Quick Take
- Narration: Amy Lyddon handles Susan Hallam’s academic material with clear, composed delivery, she keeps the research-dense content accessible without flattening its nuance.
- Themes: Music and cognitive development, cultural definitions of music, nature versus nurture in musical ability
- Mood: Calm and intellectually curious, brisk without being superficial
- Verdict: A compact and well-organized introduction to music psychology that covers more ground than its length suggests, best for curious general listeners rather than specialists.
I picked this one up on a morning walk, the kind where I did not want something demanding but did not want something passive either. At three hours and thirty-eight minutes, Psychology of Music belongs to Routledge’s Psychology of Everything series, a reliable publisher of short, research-grounded introductions to specialized fields. I knew what I was getting: not a deep dive, but a rigorous orientation to a subject I have always been curious about without ever having studied formally. By the time I got home, I was annoyed that my walk had ended.

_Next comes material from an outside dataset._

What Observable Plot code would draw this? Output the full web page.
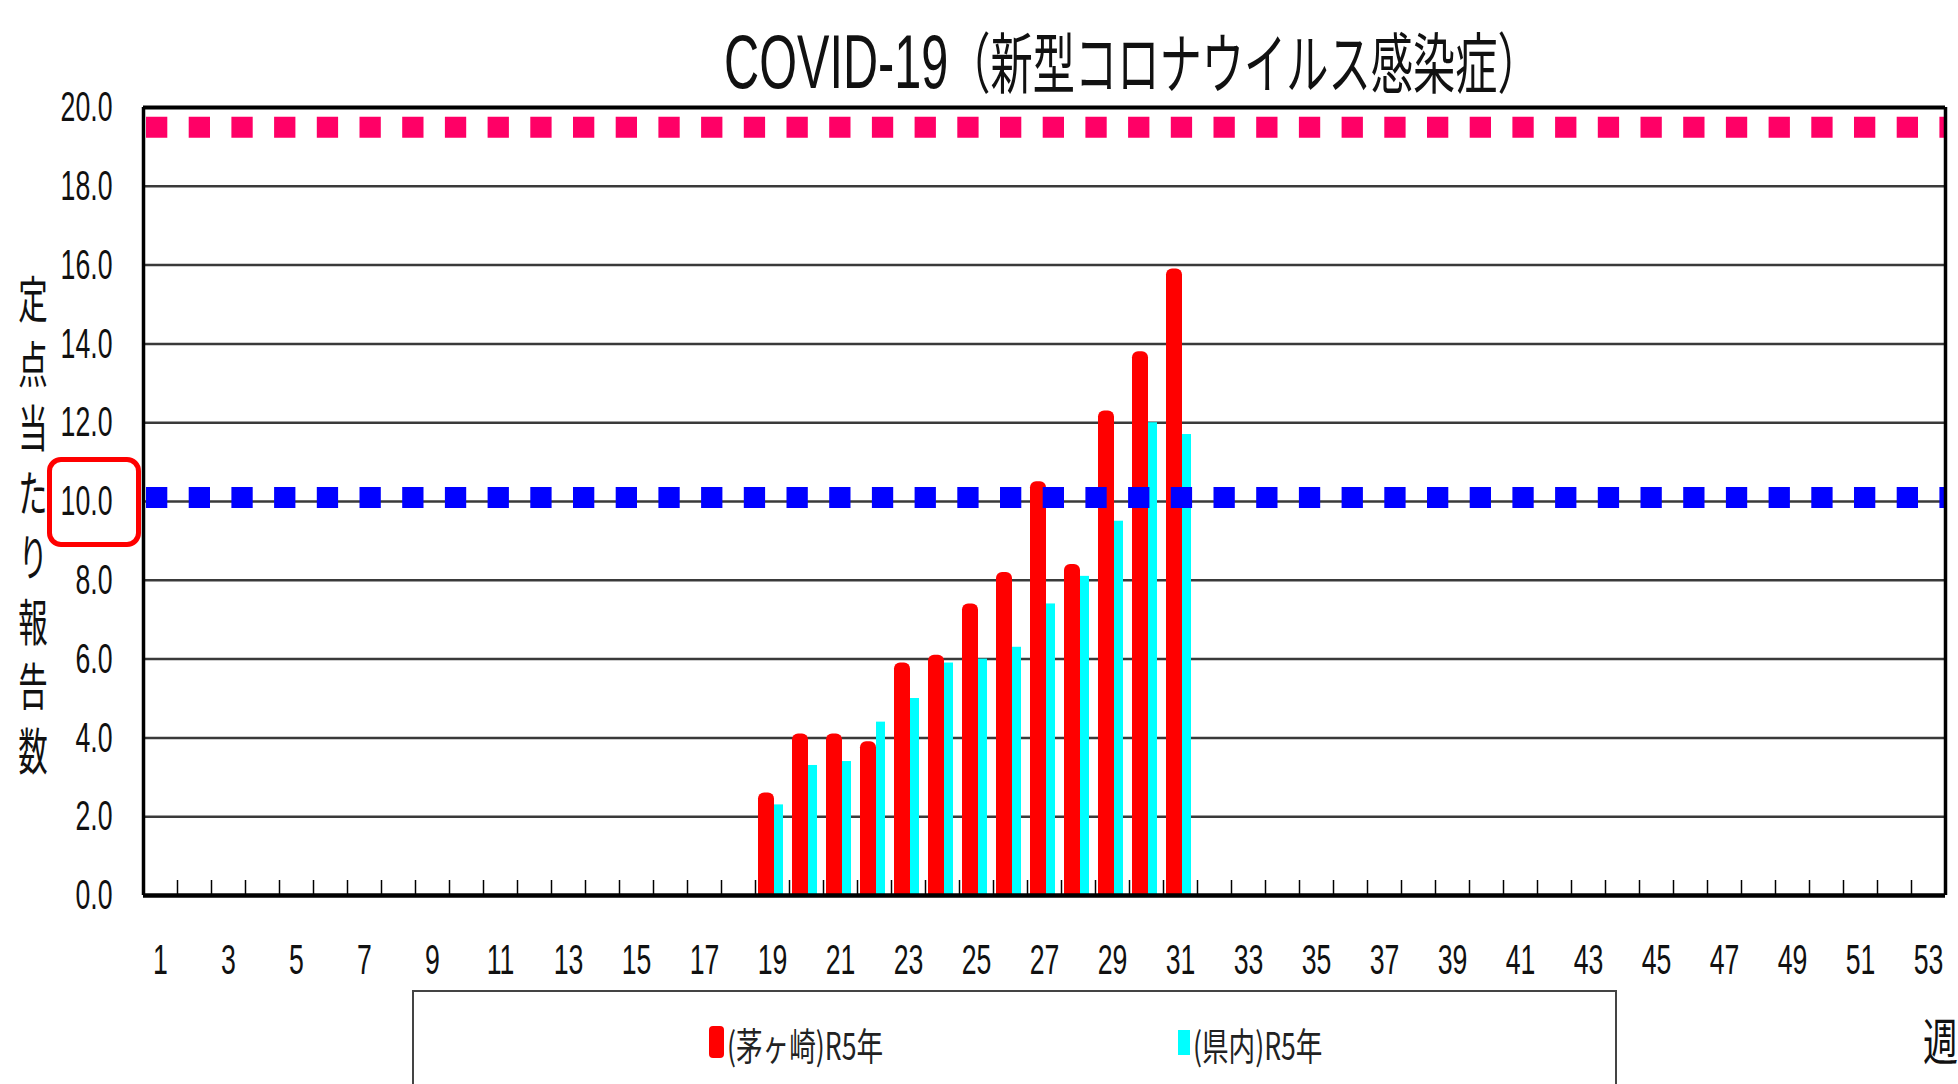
<!DOCTYPE html>
<html>
<head>
<meta charset="utf-8">
<script src="https://cdn.jsdelivr.net/npm/d3@7"></script>
<script src="https://cdn.jsdelivr.net/npm/@observablehq/plot@0.6"></script>
<style>
  html, body { margin: 0; padding: 0; background: #fff; overflow: hidden; width: 1958px; height: 1084px; }
  #wrap { position: relative; width: 1958px; height: 1084px; }
  #wrap svg { position: absolute; left: 0; top: 0; }
  .ov { position: absolute; white-space: nowrap; color: #111; }
  #title { left: 724px; top: 21px; line-height: 76px; transform: scaleX(0.64); transform-origin: left top; }
  #title .lat { font-family: "Liberation Sans", Arial, sans-serif; font-size: 76px; }
  #title .cjk { font-family: "Noto Sans CJK JP", sans-serif; font-size: 66px; }
  #ylabel { left: 8px; top: 274px; width: 50px; line-height: 50px; font-family: "Noto Sans CJK JP", sans-serif;
            font-size: 50px; letter-spacing: 14.5px; writing-mode: vertical-rl; text-orientation: upright;
            transform: scaleX(0.59); transform-origin: center top; }
  #legendbox { position: absolute; left: 412px; top: 990px; width: 1205px; height: 140px; box-sizing: border-box;
               border: 2.5px solid #444; background: #fff; }
  .sw { position: absolute; }
  .lt { font-family: "Noto Sans CJK JP", sans-serif; font-size: 38px; line-height: 38px; transform: scaleX(0.7); transform-origin: left top; color: #222; }
  #week { left: 1923px; top: 1013px; font-family: "Noto Sans CJK JP", sans-serif; font-size: 50px; line-height: 50px; transform: scaleX(0.7); transform-origin: left top; }
  #hl { position: absolute; box-sizing: border-box; border: 5.5px solid #ff0000; border-radius: 14px; }
</style>
</head>
<body>
<div id="wrap"></div>
<script>
// ---- data ----
const weeks = [19, 20, 21, 22, 23, 24, 25, 26, 27, 28, 29, 30, 31];
const chigasakiR5 = [2.6, 4.1, 4.1, 3.9, 5.9, 6.1, 7.4, 8.2, 10.5, 8.4, 12.3, 13.8, 15.9];
const kennaiR5    = [2.3, 3.3, 3.4, 4.4, 5.0, 5.9, 6.0, 6.3, 7.4, 8.1, 9.5, 12.0, 11.7];
const thresholdPink = 19.5;
const thresholdBlue = 10.1;
const yTicks = [0, 2, 4, 6, 8, 10, 12, 14, 16, 18, 20];
const xTickLabels = [1, 3, 5, 7, 9, 11, 13, 15, 17, 19, 21, 23, 25, 27, 29, 31, 33, 35, 37, 39, 41, 43, 45, 47, 49, 51, 53];
const weekRange = [1, 53];
const titleLatin = "COVID-19";
const titleCJK = "（新型コロナウイルス感染症）";
const yLabel = "定点当たり報告数";
const seriesNames = ["(茅ヶ崎)R5年", "(県内)R5年"];
const xUnit = "週";

const data = weeks.map((w, i) => ({week: w, chigasaki: chigasakiR5[i], kennai: kennaiR5[i]}));
const boundaries = d3.range(weekRange[0] - 0.5, weekRange[1] + 1, 1);

const W = 1958, H = 1084, mL = 143, mR = 13, mT = 107, mB = 189;
const frameH = H - mT - mB;

const plot = Plot.plot({
  width: W, height: H,
  marginLeft: mL, marginRight: mR, marginTop: mT, marginBottom: mB,
  style: {background: "#fff", fontFamily: "'Liberation Sans', Arial, sans-serif", fontSize: "43px", color: "#111", overflow: "visible"},
  x: {domain: [weekRange[0] - 0.5, weekRange[1] + 0.5], ticks: xTickLabels, tickFormat: d => String(d), tickSize: 0, tickPadding: 48, label: null},
  y: {domain: [0, 20], ticks: yTicks, tickFormat: d3.format(".1f"), tickSize: 0, tickPadding: 31, label: null},
  marks: [
    Plot.ruleY(yTicks.filter(d => d > 0 && d < 20), {stroke: "#3a3a3a", strokeWidth: 2.5}),
    Plot.rect(data, {x1: d => d.week - 0.5, x2: d => d.week + 0.5, y1: 0, y2: "kennai",
                     insetLeft: 19, insetRight: 6, fill: "#00FFFF"}),
    Plot.rect(data, {x1: d => d.week - 0.5, x2: d => d.week + 0.5, y1: 0, y2: "chigasaki",
                     insetLeft: 3, insetRight: 15, fill: "#FF0000", rx: 6}),
    Plot.rect(data, {x1: d => d.week - 0.5, x2: d => d.week + 0.5, y1: 0, y2: "chigasaki",
                     insetLeft: 3, insetRight: 15, insetTop: 8, fill: "#FF0000"}),
    Plot.ruleY([thresholdBlue], {stroke: "#0000FF", strokeWidth: 21, strokeDasharray: "21.3,21.4", strokeDashoffset: 39.7}),
    Plot.ruleY([thresholdPink], {stroke: "#FF0066", strokeWidth: 21, strokeDasharray: "21.3,21.4", strokeDashoffset: 39.7}),
    Plot.ruleX(boundaries, {stroke: "#000", strokeWidth: 1.5, insetTop: frameH - 15}),
    Plot.ruleY([20], {stroke: "#000", strokeWidth: 4}),
    Plot.ruleY([0], {stroke: "#000", strokeWidth: 4.5}),
    Plot.ruleX([weekRange[0] - 0.5, weekRange[1] + 0.5], {stroke: "#000", strokeWidth: 3.5})
  ]
});

// condense the tick labels horizontally, like the reference's narrow lettering
const sx = 0.62;
d3.select(plot).selectAll("text").each(function() {
  let t = this.getAttribute("transform") || "";
  const xa = this.getAttribute("x");
  if (xa != null && !isNaN(+xa)) { t += ` translate(${+xa},0)`; this.removeAttribute("x"); }
  this.setAttribute("transform", `${t} scale(${sx},1)`);
});

const wrap = document.getElementById("wrap");
wrap.appendChild(plot);

function addDiv(id, cls, html, style) {
  const d = document.createElement("div");
  if (id) d.id = id;
  d.className = cls;
  d.innerHTML = html;
  if (style) Object.assign(d.style, style);
  wrap.appendChild(d);
  return d;
}

addDiv("title", "ov", `<span class="lat">${titleLatin}</span><span class="cjk">${titleCJK}</span>`);
addDiv("ylabel", "ov", yLabel);

const lb = document.createElement("div");
lb.id = "legendbox";
wrap.appendChild(lb);
addDiv(null, "sw", "", {left: "709px", top: "1026px", width: "15px", height: "32px", background: "#FF0000", borderRadius: "4px"});
addDiv(null, "ov lt", seriesNames[0], {left: "727px", top: "1025px"});
addDiv(null, "sw", "", {left: "1178px", top: "1030px", width: "12px", height: "25px", background: "#00FFFF"});
addDiv(null, "ov lt", seriesNames[1], {left: "1193px", top: "1025px"});
addDiv("week", "ov", xUnit);

// highlight box around the 10.0 tick label, placed via the y scale
const y10 = plot.scale("y").apply(10);
addDiv("hl", "", "", {left: "47px", top: (y10 - 44) + "px", width: "94px", height: "90px"});
</script>
</body>
</html>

Susan Hallam is a music psychologist with serious academic credentials, and the book draws on a wide field of research to address questions that feel immediately relevant to anyone who listens to music regularly, which is to say almost everyone. How does music affect our moods? What is the best way to develop musical skills? How does music’s definition vary across cultures? The book is structured around these questions and moves through them with the efficiency of someone who has been thinking about these problems for decades.
The Talent Question That Will Not Sit Still
The most immediately engaging thread in the book is Hallam’s treatment of musical ability, the question of whether musical talent is a gift or something that can be developed through learning and practice. This is a question with significant real-world stakes: how we answer it determines how we teach music, how we identify potential musicians, and how we think about our own relationship to musical practice. Hallam navigates the research carefully, engaging with the perfect pitch versus relative pitch distinction as one axis of the nature-nurture debate and drawing on developmental psychology to complicate the binary. The conclusion, that musical ability is neither purely innate nor purely acquired, will not surprise sophisticated readers, but the specific research cited makes the argument more nuanced than that summary suggests. One reviewer noted that the book addresses whether talent is natural or developed as a question the research answers with useful complexity rather than false certainty.
Mood, Cognition, and Why That Song Gets Stuck in Your Head
The sections on music’s relationship to mood and intellectual functioning are where Hallam’s research connects most directly to everyday experience. The book examines the mechanisms by which music influences emotional states, the conditions under which it enhances cognitive performance (and the conditions under which it does not), and the evidence for music’s benefits in educational settings. These sections will be familiar in outline to readers who have followed popular science writing on the topic, but Hallam grounds the familiar findings in more careful research than pop-science treatments typically allow. The discussion of how music can benefit health and well-being is particularly relevant given the growing use of music therapy in clinical contexts.
Music Across Cultures and the Problem of Definition
The cross-cultural dimension is the book’s most intellectually challenging section and, for that reason, its most rewarding. Hallam examines how different cultures define music, what counts as music, what does not, how the boundaries shift, and what those differences reveal about the assumptions embedded in Western music psychology. This is the part of the book that gestures toward larger anthropological questions, and at three and a half hours the treatment is necessarily compressed. But the compression is productive rather than superficial; Hallam picks examples that genuinely illuminate the problem rather than just asserting cultural variability and moving on.
Who Should Listen and Who Should Skip
This is an ideal listen for curious general readers who want a research-grounded entry point into music psychology without committing to a textbook. The length is perfectly calibrated for the format, long enough to develop ideas, short enough to remain accessible across a single listening session. Music professionals or students already familiar with the field will find the coverage overview-level rather than specialist. Amy Lyddon’s narration keeps the academic material moving without academic flatness. One caveat: the book is more survey than deep investigation, and listeners who want a single topic explored exhaustively should look at longer, more specialized works.
Frequently Asked Questions
Is this book suitable for someone with no background in psychology or music theory?
Yes, it is written for a general audience. Hallam explains key concepts as she introduces them and relies on accessible examples throughout. Background in either field adds depth but is not required to follow the argument.
Does the book take a position on the Mozart effect and music’s role in boosting intelligence?
Hallam addresses the research on music and cognitive functioning carefully, which includes engaging with overstated popular claims like the Mozart effect. The book is more interested in what the evidence actually shows than in validating or debunking specific popular theories.
At under four hours, does the book cover enough ground to be genuinely useful?
The Psychology of Everything series is specifically designed to deliver research-grounded overviews in compact form. Reviewers found the coverage genuinely substantive despite the length, one described it as superb when expecting something lighter. The trade-off is breadth over depth on any single topic.
How does Amy Lyddon’s narration handle the academic and research-heavy passages?
Lyddon maintains consistent clarity throughout, keeping the pace moving without rushing through complex material. The narration is professional and composed, well-suited to non-fiction survey material that needs to be intelligible above all else.